We need to champion the idea of consistent Federalism: popularize the idea of returning as much power as possible to the states, and of allowing counties to transfer to bordering states: there are 'blue' counties in 'red' states that would be open to this idea, so we might be able to get serious support for this. Someone -- Twilight Patriot? -- needs to study and then summarize how the Austro-Hungarian Empire worked. I know this sounds crazy, but it could be a model for America. A common defense, national things like National Parks and the highway system done nationally, but 'way of life' decisions made by the people at the bottom.
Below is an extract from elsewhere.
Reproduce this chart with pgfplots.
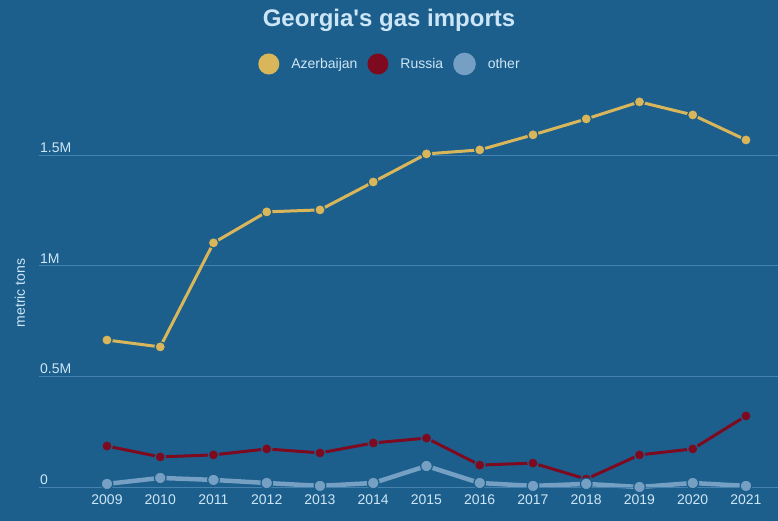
\documentclass[border=0pt]{standalone}
\usepackage{pgfplots}
\pgfplotsset{compat=1.18}
\usepackage{fontspec}
\setmainfont{Liberation Sans}
\definecolor{bg}{RGB}{28,95,140}
\definecolor{txt}{RGB}{205,230,247}
\definecolor{grid}{RGB}{70,130,175}
\definecolor{aze}{RGB}{217,182,90}
\definecolor{rus}{RGB}{125,10,31}
\definecolor{oth}{RGB}{117,159,195}
\pgfplotstableread{
year aze rus oth
2009 0.664 0.185 0.014
2010 0.633 0.136 0.041
2011 1.103 0.145 0.032
2012 1.243 0.172 0.018
2013 1.252 0.154 0.005
2014 1.378 0.199 0.018
2015 1.505 0.221 0.095
2016 1.523 0.099 0.018
2017 1.591 0.108 0.005
2018 1.663 0.036 0.014
2019 1.740 0.145 0.000
2020 1.681 0.172 0.018
2021 1.568 0.321 0.005
}\gasdata
\begin{document}
\begin{tikzpicture}
\fill[bg] (0,0) rectangle (778bp,521bp);
\begin{axis}[
  at={(39bp,34bp)}, anchor=south west,
  scale only axis, width=739bp, height=397bp,
  xmin=2007.723, xmax=2021.601,
  ymin=0, ymax=1.7937,
  clip=false,
  axis line style={draw=none},
  axis x line*=bottom,
  xtick={2009,...,2021},
  xticklabels={2009,2010,2011,2012,2013,2014,2015,2016,2017,2018,2019,2020,2021},
  ytick={0,0.5,1,1.5},
  yticklabels={0,0.5M,1M,1.5M},
  major tick length=0pt,
  ymajorgrids,
  grid style={draw=grid, line width=0.8bp},
  tick label style={font=\fontsize{14bp}{16bp}\selectfont, text=txt},
  yticklabel style={anchor=south west, inner sep=0pt, xshift=1bp, yshift=2bp},
  xticklabel style={yshift=-4bp},
  ylabel={metric tons},
  every axis y label/.style={at={(axis description cs:-0.026,0.4887)}, rotate=90, anchor=center, inner sep=0pt, font=\fontsize{14bp}{16bp}\selectfont, text=txt},
  title={\bfseries Georgia\textquotesingle s gas imports},
  every axis title/.style={font=\fontsize{24bp}{28bp}\selectfont, text=txt, at={(axis description cs:0.4736,1.1587)}, anchor=base, inner sep=0pt},
  legend columns=3,
  legend style={at={(axis description cs:0.4736,1.0655)}, anchor=center, draw=none, fill=none,
    font=\fontsize{14bp}{16bp}\selectfont, text=txt,
    nodes={inner sep=0pt},
    /tikz/every odd column/.append style={column sep=12bp},
    /tikz/every even column/.append style={column sep=10bp}},
  legend image code/.code={\fill[#1] (0bp,0bp) circle (9bp);},
]
\addplot[aze, line width=3bp, mark=*, mark size=5.2bp, mark options={fill=aze, draw=bg, line width=1.2bp}] table[x=year, y=aze] {\gasdata};
\addlegendentry{Azerbaijan}
\addplot[rus, line width=3bp, mark=*, mark size=5.2bp, mark options={fill=rus, draw=bg, line width=1.2bp}] table[x=year, y=rus] {\gasdata};
\addlegendentry{Russia}
\addplot[oth, line width=4.5bp, mark=*, mark size=5.8bp, mark options={fill=oth, draw=bg, line width=1.2bp}] table[x=year, y=oth] {\gasdata};
\addlegendentry{other}
\draw[grid, line width=0.8bp] (axis cs:2007.723,0) -- (axis cs:2021.601,0);
\end{axis}
\pgfresetboundingbox
\useasboundingbox (0,0) rectangle (778bp,521bp);
\end{tikzpicture}
\end{document}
I know I say this with every comment, but a counsel of passivity -- "Nothing we can do except stock up on canned beans and join the Freemasons" -- is wrong. We cannot, I believe, 'take back America'. But we can, via political action, build a strong defensive position within America from which we can, with some luck, re-arrange the top-down structure that has grown up since the Depression into a configuration more favorable to us.

Put it this way: whatever is coming, the more patriots we have holding government office -- from school boards up to the Senate -- the better.